A year of the immunotherapy nivolumab (Opdivo) given after lung cancer surgery did not lengthen the time patients lived free of recurrence, according to the federally sponsored ANVIL trial published in JAMA. The negative result stands apart from a string of positive adjuvant immunotherapy studies and tempers expectations for checkpoint blockade in earlier-stage disease.

ANVIL (NCT02595944), sponsored by the National Cancer Institute, was a randomized phase 3 study run at 378 sites in the US National Clinical Trials Network. Between May 2016 and September 2019 it enrolled patients with resected stage IB (at least 4 cm), II, or IIIA non-small cell lung cancer without sensitizing EGFR or ALK alterations, all of whom had completed planned adjuvant chemotherapy and/or radiotherapy. In total, 935 patients were randomized: 466 to nivolumab (480 mg intravenously every 4 weeks for up to one year) and 469 to observation.
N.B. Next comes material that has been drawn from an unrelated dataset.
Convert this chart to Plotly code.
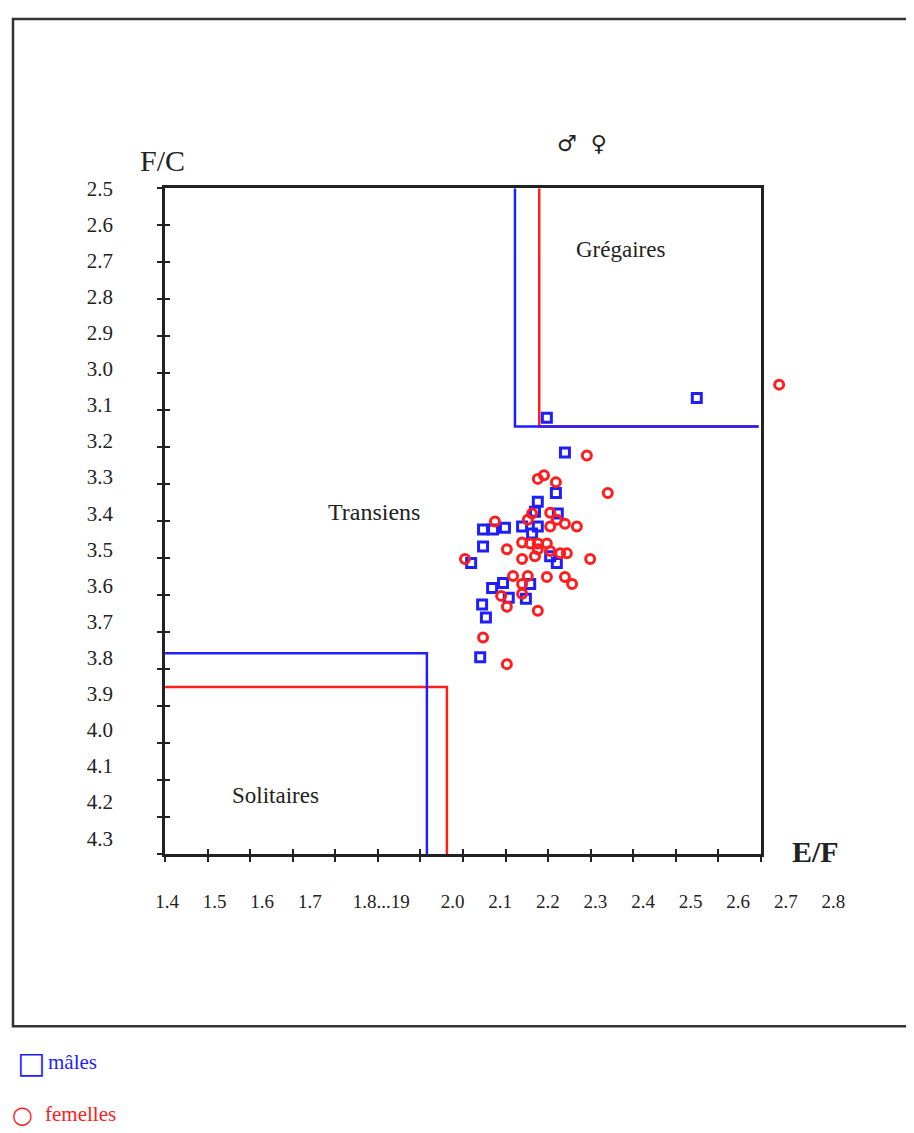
import plotly.graph_objects as go

# ---------------- data ----------------
males_ef = [2.198, 2.513, 2.236, 2.217, 2.179, 2.221, 2.173, 2.064, 2.085, 2.110,
            2.146, 2.179, 2.167, 2.064, 2.039, 2.205, 2.219, 2.083, 2.106, 2.163,
            2.118, 2.154, 2.062, 2.070, 2.058]
males_fc = [3.136, 3.081, 3.232, 3.344, 3.368, 3.401, 3.396, 3.445, 3.445, 3.440,
            3.437, 3.437, 3.456, 3.492, 3.538, 3.519, 3.538, 3.607, 3.593, 3.596,
            3.634, 3.637, 3.653, 3.689, 3.799]

females_ef = [2.686, 2.282, 2.179, 2.192, 2.217, 2.326, 2.167, 2.205, 2.158, 2.219,
              2.236, 2.261, 2.205, 2.089, 2.114, 2.146, 2.163, 2.179, 2.198, 2.179,
              2.205, 2.226, 2.240, 2.146, 2.289, 2.026, 2.173, 2.127, 2.158, 2.198,
              2.236, 2.251, 2.146, 2.102, 2.146, 2.114, 2.179, 2.064, 2.114]
females_fc = [3.044, 3.240, 3.305, 3.295, 3.314, 3.344, 3.401, 3.399, 3.418, 3.418,
              3.429, 3.437, 3.437, 3.423, 3.500, 3.481, 3.484, 3.484, 3.484, 3.500,
              3.505, 3.511, 3.511, 3.527, 3.527, 3.527, 3.519, 3.574, 3.574, 3.577,
              3.577, 3.596, 3.596, 3.629, 3.623, 3.659, 3.670, 3.744, 3.818]

# phase boundaries (E/F, F/C)
greg_male_ef = [2.131, 2.131, 2.643]
greg_male_fc = [2.5, 3.160, 3.160]
greg_female_ef = [2.182, 2.182, 2.643]
greg_female_fc = [2.5, 3.160, 3.160]
sol_male_ef = [1.396, 1.946, 1.946]
sol_male_fc = [3.788, 3.788, 4.344]
sol_female_ef = [1.396, 1.988, 1.988]
sol_female_fc = [3.881, 3.881, 4.344]

x_tick_vals = [1.4, 1.5, 1.6, 1.7, 1.85, 2.0, 2.1, 2.2, 2.3, 2.4, 2.5, 2.6, 2.7, 2.8]
x_tick_text = ["1.4", "1.5", "1.6", "1.7", "1.8...19", "2.0", "2.1", "2.2", "2.3",
               "2.4", "2.5", "2.6", "2.7", "2.8"]
y_tick_vals = [2.5, 2.6, 2.7, 2.8, 2.9, 3.0, 3.1, 3.2, 3.3, 3.4, 3.5, 3.6, 3.7, 3.8,
               3.9, 4.0, 4.1, 4.2, 4.3]
y_tick_text = ["%.1f" % v for v in y_tick_vals]

# ---------------- layout helpers ----------------
PAGE_OFF = 8          # browser body margin around the plot div
W, H = 914 - PAGE_OFF, 1133 - PAGE_OFF

def fx(p):            # page pixel -> paper x
    return (p - PAGE_OFF) / W
def fy(p):            # page pixel -> paper y
    return 1 - (p - PAGE_OFF) / H

SERIF = "Liberation Serif, Times New Roman, serif"
BLUE = "#1e1eff"
RED = "#ff1e1e"
DARK = "#222222"

X_PX0, X_SCALE = 167.0, 476.0     # page pixel of E/F 1.4, pixels per unit
Y_PX0, Y_SCALE = 178.0, 365.0     # page pixel of F/C 2.5, pixels per unit
PLOT_TOP, PLOT_BOTTOM = 178, 851
BOX_LEFT, BOX_RIGHT = 165, 761

fig = go.Figure()

for ex, fc, col in [(greg_female_ef, greg_female_fc, RED),
                    (greg_male_ef, greg_male_fc, BLUE),
                    (sol_female_ef, sol_female_fc, RED),
                    (sol_male_ef, sol_male_fc, BLUE)]:
    fig.add_trace(go.Scatter(x=ex, y=fc, mode="lines",
                             line=dict(color=col, width=2.5),
                             showlegend=False, hoverinfo="skip",
                             xaxis="x", yaxis="y"))

fig.add_trace(go.Scatter(x=males_ef, y=males_fc, mode="markers", name="mâles",
                         marker=dict(symbol="square-open", size=9, color=BLUE,
                                     line=dict(width=3, color=BLUE)),
                         showlegend=False, cliponaxis=False,
                         xaxis="x", yaxis="y"))
fig.add_trace(go.Scatter(x=females_ef, y=females_fc, mode="markers", name="femelles",
                         marker=dict(symbol="circle-open", size=9, color=RED,
                                     line=dict(width=3, color=RED)),
                         showlegend=False, cliponaxis=False,
                         xaxis="x", yaxis="y"))

for xa, ya in [("x2", "y2"), ("x3", "y3")]:
    fig.add_trace(go.Scatter(x=[None], y=[None], xaxis=xa, yaxis=ya,
                             showlegend=False, hoverinfo="skip"))

y_dom = [fy(PLOT_BOTTOM), fy(PLOT_TOP)]
x_frame_dom = [fx(BOX_LEFT), fx(BOX_RIGHT)]

fig.update_layout(
    width=W, height=H, autosize=False,
    margin=dict(l=0, r=0, t=0, b=0, pad=0),
    paper_bgcolor="white", plot_bgcolor="rgba(0,0,0,0)",
    showlegend=False,
    xaxis=dict(domain=[0, 1],
               range=[1.4 - (X_PX0 - PAGE_OFF) / X_SCALE,
                      1.4 + (PAGE_OFF + W - X_PX0) / X_SCALE],
               anchor="y", showline=False, showgrid=False, zeroline=False,
               ticks="", tickmode="array", tickvals=x_tick_vals, ticktext=x_tick_text,
               ticklabelstandoff=34,
               tickfont=dict(family=SERIF, size=19, color=DARK)),
    yaxis=dict(domain=y_dom,
               range=[2.5 + (PLOT_BOTTOM - Y_PX0) / Y_SCALE, 2.5],
               anchor="free", position=fx(BOX_LEFT),
               showline=False, showgrid=False, zeroline=False,
               ticks="", tickmode="array", tickvals=y_tick_vals, ticktext=y_tick_text,
               ticklabelstandoff=52,
               tickfont=dict(family=SERIF, size=21, color=DARK)),
    xaxis2=dict(domain=x_frame_dom, range=[0, 14], anchor="y2",
                showline=True, linewidth=3, linecolor=DARK, mirror=True,
                ticks="outside", ticklen=5, tickwidth=2, tickcolor=DARK,
                tickmode="array", tickvals=list(range(15)),
                showticklabels=False, showgrid=False, zeroline=False, fixedrange=True),
    yaxis2=dict(domain=y_dom, range=[18, 0], anchor="x2",
                showline=True, linewidth=3, linecolor=DARK, mirror=True,
                ticks="outside", ticklen=5, tickwidth=2, tickcolor=DARK,
                tickmode="array", tickvals=list(range(19)),
                showticklabels=False, showgrid=False, zeroline=False, fixedrange=True),
    xaxis3=dict(domain=x_frame_dom, range=[0, 14], anchor="y3",
                showline=False, ticks="inside", ticklen=5, tickwidth=2, tickcolor=DARK,
                tickmode="array", tickvals=list(range(15)),
                showticklabels=False, showgrid=False, zeroline=False, fixedrange=True),
    yaxis3=dict(domain=y_dom, range=[18, 0], anchor="x3",
                showline=False, ticks="inside", ticklen=5, tickwidth=2, tickcolor=DARK,
                tickmode="array", tickvals=list(range(19)),
                showticklabels=False, showgrid=False, zeroline=False, fixedrange=True),
)

# outer frame (its right edge lies beyond the page)
fig.add_shape(type="rect", xref="paper", yref="paper",
              x0=fx(13), x1=1.02, y0=fy(1025), y1=fy(7),
              line=dict(color="#333333", width=2.5), fillcolor="rgba(0,0,0,0)",
              layer="below")

def note(text, px, py, size, color=DARK, family=SERIF, xanchor="center"):
    fig.add_annotation(text=text, x=fx(px), y=fy(py), xref="paper", yref="paper",
                       showarrow=False, xanchor=xanchor, yanchor="middle",
                       font=dict(family=family, size=size, color=color))

note("F/C", 162, 150, 30)
note("<b>E/F</b>", 815, 848, 30)
note("♂  ♀", 582, 133, 22, family="DejaVu Sans")
note("Grégaires", 620, 240, 23)
note("Transiens", 374, 505, 24)
note("Solitaires", 275, 792, 23)

# legend (below the frame)
note("□", 31, 1062, 30, color=BLUE, family="DejaVu Sans")
note("mâles", 46, 1061, 21, color=BLUE, xanchor="left")
note("○", 22, 1115, 24, color=RED, family="DejaVu Sans")
note("femelles", 43, 1114, 21, color=RED, xanchor="left")

fig.write_html("out.html")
No benefit on the co-primary endpoint

Disease-free survival, a co-primary endpoint alongside overall survival, showed no advantage. Median disease-free survival was 71.3 months with nivolumab versus 68.8 months with observation (hazard ratio for progression or death, 0.97; 97% CI, 0.79-1.20; 1-sided P = .39). In the prespecified subgroup with PD-L1 expression of 50% or higher, the hazard ratio was 0.86 (98% CI, 0.55-1.34; P = .22), also not significant.

“Adjuvant nivolumab was not associated with improved disease-free survival,” the authors concluded.

Because overall survival was to be tested only if disease-free survival was positive, it was not formally analyzed; an exploratory look showed a hazard ratio of 1.02 (95% CI, 0.82-1.26) in the overall population after a median follow-up of 72.6 months. Grade 3 to 5 treatment-related toxicities occurred in 116 nivolumab patients (25%), including two fatal respiratory events.

The result contrasts with adjuvant immunotherapy regimens that have won approval, and the authors note that nivolumab here was given after, rather than concurrent with, chemotherapy. The wide confidence interval crossing 1.0 leaves little room for a hidden benefit. Association is not causation, and these data do not constitute medical advice.